Given a certain piece of evidence, what should one believe? Given a certain moral proposition, should one think it is right or wrong?
What is the fundamental difference between these oughts? Something about the epistemic norm/standard seems more grounded, fleshed out, and reasoned as opposed to say moral standards. And yet, if Hume is correct in there being no way to get an ought from an is, is this intuition mistaken?
For example, suppose one comes across a crime scene. A person has been murdered. It has been found that John’s fingerprints were on the gun that killed him. It has also been found that there was a message history of John saying that he would kill the victim. His DNA has been found on the victim as well.
Now, given this, what should you believe? Even if one asserts an axiom that states the goal should be to believe what is true, what reasons could one have to show that I should now believe that John is the murderer? What “degree of probability” should one attach to this belief, if that applies here? Both of these questions seem unanswerable because of the is-ought problem.
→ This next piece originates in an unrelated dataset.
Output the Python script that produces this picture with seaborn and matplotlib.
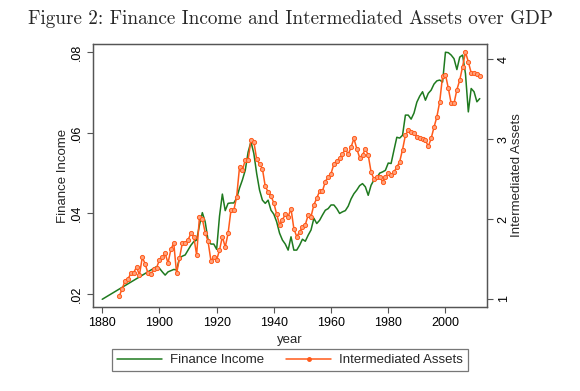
import numpy as np
import pandas as pd
import seaborn as sns
import matplotlib.pyplot as plt
from matplotlib.lines import Line2D

# finance income / GDP (left axis); early years are a straight segment in the source
fin_years = [1880] + list(range(1899, 2013))
fin_income = [
    .0187,
    .0268, .0264, .0255, .0247, .0255, .0258, .0261, .0260, .0289, .0294,
    .0297, .0309, .0321, .0330, .0334, .0371, .0402, .0379, .0334, .0324,
    .0324, .0311, .0393, .0448, .0407, .0425, .0426, .0426, .0438, .0463,
    .0483, .0507, .0552, .0578, .0549, .0499, .0458, .0433, .0425, .0433,
    .0408, .0398, .0379, .0351, .0334, .0324, .0309, .0342, .0309, .0309,
    .0321, .0336, .0331, .0346, .0359, .0388, .0375, .0383, .0396, .0408,
    .0412, .0421, .0421, .0412, .0400, .0404, .0407, .0418, .0436, .0449,
    .0458, .0469, .0474, .0466, .0445, .0470, .0483, .0488, .0500, .0503,
    .0507, .0525, .0524, .0557, .0589, .0587, .0594, .0644, .0644, .0634,
    .0649, .0676, .0691, .0702, .0681, .0698, .0706, .0721, .0729, .0731,
    .0726, .0800, .0799, .0793, .0784, .0757, .0788, .0793, .0747, .0652,
    .0710, .0702, .0677, .0685,
]

# intermediated assets / GDP (right axis)
asset_years = list(range(1886, 2013))
assets = [
    1.04, 1.13, 1.23, 1.25, 1.32, 1.33, 1.40, 1.30, 1.52, 1.44,
    1.32, 1.31, 1.37, 1.39, 1.49, 1.52, 1.57, 1.45, 1.62, 1.70,
    1.32, 1.51, 1.70, 1.70, 1.74, 1.82, 1.78, 1.55, 2.03, 2.00,
    1.83, 1.72, 1.48, 1.52, 1.49, 1.61, 1.78, 1.65, 1.82, 2.11,
    2.11, 2.28, 2.65, 2.61, 2.74, 2.74, 2.99, 2.97, 2.75, 2.69,
    2.63, 2.41, 2.34, 2.29, 2.20, 2.06, 1.93, 1.99, 2.06, 2.03,
    2.13, 1.88, 1.78, 1.84, 1.90, 1.93, 2.05, 2.03, 2.18, 2.26,
    2.35, 2.35, 2.47, 2.53, 2.57, 2.69, 2.73, 2.76, 2.81, 2.88,
    2.81, 2.90, 3.01, 2.88, 2.77, 2.80, 2.88, 2.80, 2.59, 2.50,
    2.53, 2.53, 2.47, 2.53, 2.58, 2.55, 2.59, 2.65, 2.72, 2.87,
    3.05, 3.11, 3.09, 3.08, 3.03, 3.02, 3.00, 2.99, 2.91, 3.01,
    3.15, 3.28, 3.47, 3.79, 3.81, 3.64, 3.45, 3.45, 3.62, 3.74,
    3.91, 4.09, 3.97, 3.83, 3.83, 3.82, 3.79,
]

x_ticks = [1880, 1900, 1920, 1940, 1960, 1980, 2000]
left_ticks = [.02, .04, .06, .08]
left_labels = ['.02', '.04', '.06', '.08']
right_ticks = [1, 2, 3, 4]

GREEN = '#1f7a1f'
ORANGE = '#ff5a1a'
GREY = '#555555'

sns.set_style('white')
plt.rcParams['font.family'] = ['Liberation Sans', 'DejaVu Sans']

fin_df = pd.DataFrame({'year': fin_years, 'fin': fin_income})
asset_df = pd.DataFrame({'year': asset_years, 'assets': assets})

fig = plt.figure(figsize=(5.8, 3.91), dpi=100)
ax = fig.add_axes([0.160, 0.215, 0.680, 0.672])
ax2 = ax.twinx()

sns.lineplot(data=fin_df, x='year', y='fin', ax=ax, color=GREEN, lw=1.1)
sns.lineplot(data=asset_df, x='year', y='assets', ax=ax2, color=ORANGE, lw=1.1,
             marker='o', markersize=3.0, markerfacecolor='#ffa27c',
             markeredgecolor=ORANGE, markeredgewidth=0.7)

ax.set_xlim(1876.7, 2014.6)
ax.set_ylim(.0168, .0820)
ax2.set_ylim(0.9, 4.19)

ax.set_xticks(x_ticks)
ax.set_yticks(left_ticks)
ax.set_yticklabels(left_labels, rotation=90, va='center')
ax2.set_yticks(right_ticks)
ax2.set_yticklabels([str(t) for t in right_ticks], rotation=90, va='center')

for a in (ax, ax2):
    for s in a.spines.values():
        s.set_color(GREY)
        s.set_linewidth(0.9)
    a.tick_params(colors='black', labelsize=9, length=4, width=0.8,
                  direction='out', color=GREY)
ax.tick_params(axis='both', left=True, bottom=True)
ax2.tick_params(axis='y', right=True)

ax.set_xlabel('year', fontsize=9.5, labelpad=3)
ax.set_ylabel('Finance Income', fontsize=9.5, labelpad=1)
ax2.set_ylabel('Intermediated Assets', fontsize=9.5, labelpad=1, rotation=90)

fig.suptitle('Figure 2: Finance Income and Intermediated Assets over GDP',
             x=0.5, y=0.975, fontsize=13.8, family='cmr10')

handles = [
    Line2D([], [], color=GREEN, lw=1.1),
    Line2D([], [], color=ORANGE, lw=1.1, marker='o', markersize=2.5,
           markerfacecolor=ORANGE),
]
leg = fig.legend(handles, ['Finance Income', 'Intermediated Assets'],
                 loc='center', bbox_to_anchor=(0.5, 0.079), ncol=2,
                 fontsize=9.5, frameon=True, fancybox=False,
                 handlelength=3.4, handletextpad=0.6, columnspacing=1.7,
                 borderpad=0.35)
leg.get_frame().set_edgecolor(GREY)
leg.get_frame().set_linewidth(0.9)

fig.savefig('out.png', dpi=100)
Or to rephrase, how would one argue against someone who thinks there is not enough evidence to suggest John is the murderer? That person could, for example, say that one should believe in nothing unless one can’t doubt it. And since John being the murderer can be doubted, one shouldn’t believe it. It seems that there’s no way to argue against this without hinging upon oughts that can’t be justified through any “is” statements.
And yet, intuitively, believing that John is a murderer here seems more well reasoned and objective than a proposition like “lying is bad”. Does this imply that our intuitions are wrong and that our beliefs ultimately are a matter of faith rather than some well reasoned rational standard?